In poetry news, the burnedthumb.co.uk domain is retiring and will no longer redirect to the blog at burnedthumb.com. This will be getting a refresh shortly, with the subtitle Of Herbs and Poetry - it’s good to get a focus at last! The older posts have been archived for reference, and as it’s over twenty years it will be some size!
The main site will be having a refresh too, to include news of the new collection, finally to be called Comrades of Dark Night. If you are picking up echoes of St John of the Cross’s term, ‘dark night of the soul’ there, it is deliberate, as there are some explorations of midnight goings on, in many different dimensions. All the poems are there now, though some of them still need to be knocked into shape. There are a lot of herb poems in it too, with the Lacnunga responses (plus the actual translation for reference) and the small Charms for the Healing of Grief, so I hope it won’t come across as too dark! It will be out in March of next year, so please watch out for announcements of launch events, but in the meantime you can find some of the poems in Littoral Magazine and in the next three issues of Mugwort.
I have been reading
The Land in Our Bones by Layla K. Feghali, which adds new dimensions to the awful situation in the Middle East, and has some wonderful insights into the connections between herbs and land, culture and community.
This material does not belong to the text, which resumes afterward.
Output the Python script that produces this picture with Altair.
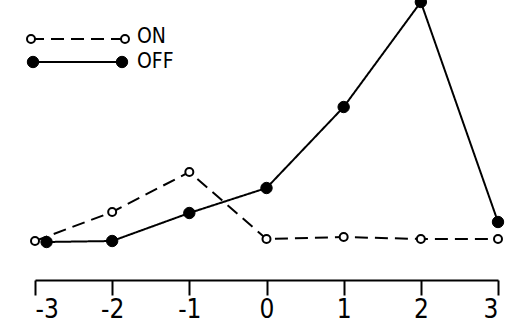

Passion By David Morley, wonderful poems about birds and Romani culture
The Lost Folk by Lally McNab, which explores folk culture, rather anglo-centric for sensible reasons, but upends a lot of stereotypes about folklore and tradition.
also a lot of fiction and other frivolous stuff - but I have been on holiday!
I hope you are still enjoying your grasshopper days, and that the responsibilities of being an ant give you a wonderful harvest!